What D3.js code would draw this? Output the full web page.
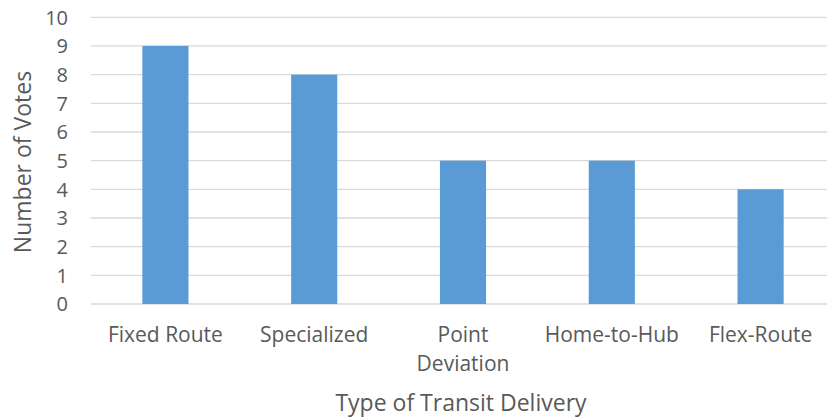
<!DOCTYPE html>
<html>
<head>
<meta charset="utf-8">
<script src="https://cdn.jsdelivr.net/npm/d3@7"></script>
<style>
  body { margin: 0; background: #fff; }
  text { font-family: "Open Sans", sans-serif; fill: #595959; }
</style>
</head>
<body>
<div id="chart"></div>
<script>
// 数据
const categories = ["Fixed Route", "Specialized", "Point Deviation", "Home-to-Hub", "Flex-Route"];
const votes = [9, 8, 5, 5, 4];
const yTicks = [0, 1, 2, 3, 4, 5, 6, 7, 8, 9, 10];

const W = 827, H = 418;
const svg = d3.select("#chart").append("svg")
    .attr("width", W)
    .attr("height", H);

// 比例尺
const x = d3.scaleBand()
    .domain(categories)
    .range([91, 835])
    .paddingInner(0.69)
    .paddingOuter(0.345);

const y = d3.scaleLinear()
    .domain([0, 10])
    .range([304, 17.3]);

// 网格线
svg.append("g")
    .selectAll("line")
    .data(yTicks)
    .join("line")
    .attr("x1", 91)
    .attr("x2", W)
    .attr("y1", d => y(d))
    .attr("y2", d => y(d))
    .attr("stroke", "#d9d9d9")
    .attr("stroke-width", 1.3);

// Y轴刻度
svg.append("g")
    .selectAll("text")
    .data(yTicks)
    .join("text")
    .attr("x", 68)
    .attr("y", d => y(d))
    .attr("dy", "0.36em")
    .attr("text-anchor", "end")
    .style("font-size", "20px")
    .text(d => d);

// 柱子
svg.append("g")
    .selectAll("rect")
    .data(votes)
    .join("rect")
    .attr("x", (d, i) => x(categories[i]))
    .attr("y", d => y(d))
    .attr("width", x.bandwidth())
    .attr("height", d => y(0) - y(d))
    .attr("fill", "#5b9bd5");

// X轴标签（长标签换行）
const xLabels = svg.append("g")
    .selectAll("text")
    .data(categories)
    .join("text")
    .attr("text-anchor", "middle")
    .style("font-size", "21px")
    .attr("transform", d => `translate(${x(d) + x.bandwidth() / 2},342)`);

xLabels.each(function(d) {
    const t = d3.select(this);
    const lines = d === "Point Deviation" ? ["Point", "Deviation"] : [d];
    lines.forEach((l, i) => {
        t.append("tspan").attr("x", 0).attr("dy", i === 0 ? 0 : 29).text(l);
    });
});

// 轴标题
svg.append("text")
    .attr("x", 461)
    .attr("y", 411)
    .attr("text-anchor", "middle")
    .style("font-size", "23px")
    .text("Type of Transit Delivery");

svg.append("text")
    .attr("transform", "translate(31,162) rotate(-90)")
    .attr("text-anchor", "middle")
    .style("font-size", "23px")
    .text("Number of Votes");
</script>
</body>
</html>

══════════

### TASK DIRECTIONS
All of the lines above should be printed exactly, minus the pictures.

### THE SOLUTION
What D3.js code would draw this? Output the full web page.
<!DOCTYPE html>
<html>
<head>
<meta charset="utf-8">
<script src="https://cdn.jsdelivr.net/npm/d3@7"></script>
<style>
  body { margin: 0; background: #fff; }
  text { font-family: "Open Sans", sans-serif; fill: #595959; }
</style>
</head>
<body>
<div id="chart"></div>
<script>
// 数据
const categories = ["Fixed Route", "Specialized", "Point Deviation", "Home-to-Hub", "Flex-Route"];
const votes = [9, 8, 5, 5, 4];
const yTicks = [0, 1, 2, 3, 4, 5, 6, 7, 8, 9, 10];

const W = 827, H = 418;
const svg = d3.select("#chart").append("svg")
    .attr("width", W)
    .attr("height", H);

// 比例尺
const x = d3.scaleBand()
    .domain(categories)
    .range([91, 835])
    .paddingInner(0.69)
    .paddingOuter(0.345);

const y = d3.scaleLinear()
    .domain([0, 10])
    .range([304, 17.3]);

// 网格线
svg.append("g")
    .selectAll("line")
    .data(yTicks)
    .join("line")
    .attr("x1", 91)
    .attr("x2", W)
    .attr("y1", d => y(d))
    .attr("y2", d => y(d))
    .attr("stroke", "#d9d9d9")
    .attr("stroke-width", 1.3);

// Y轴刻度
svg.append("g")
    .selectAll("text")
    .data(yTicks)
    .join("text")
    .attr("x", 68)
    .attr("y", d => y(d))
    .attr("dy", "0.36em")
    .attr("text-anchor", "end")
    .style("font-size", "20px")
    .text(d => d);

// 柱子
svg.append("g")
    .selectAll("rect")
    .data(votes)
    .join("rect")
    .attr("x", (d, i) => x(categories[i]))
    .attr("y", d => y(d))
    .attr("width", x.bandwidth())
    .attr("height", d => y(0) - y(d))
    .attr("fill", "#5b9bd5");

// X轴标签（长标签换行）
const xLabels = svg.append("g")
    .selectAll("text")
    .data(categories)
    .join("text")
    .attr("text-anchor", "middle")
    .style("font-size", "21px")
    .attr("transform", d => `translate(${x(d) + x.bandwidth() / 2},342)`);

xLabels.each(function(d) {
    const t = d3.select(this);
    const lines = d === "Point Deviation" ? ["Point", "Deviation"] : [d];
    lines.forEach((l, i) => {
        t.append("tspan").attr("x", 0).attr("dy", i === 0 ? 0 : 29).text(l);
    });
});

// 轴标题
svg.append("text")
    .attr("x", 461)
    .attr("y", 411)
    .attr("text-anchor", "middle")
    .style("font-size", "23px")
    .text("Type of Transit Delivery");

svg.append("text")
    .attr("transform", "translate(31,162) rotate(-90)")
    .attr("text-anchor", "middle")
    .style("font-size", "23px")
    .text("Number of Votes");
</script>
</body>
</html>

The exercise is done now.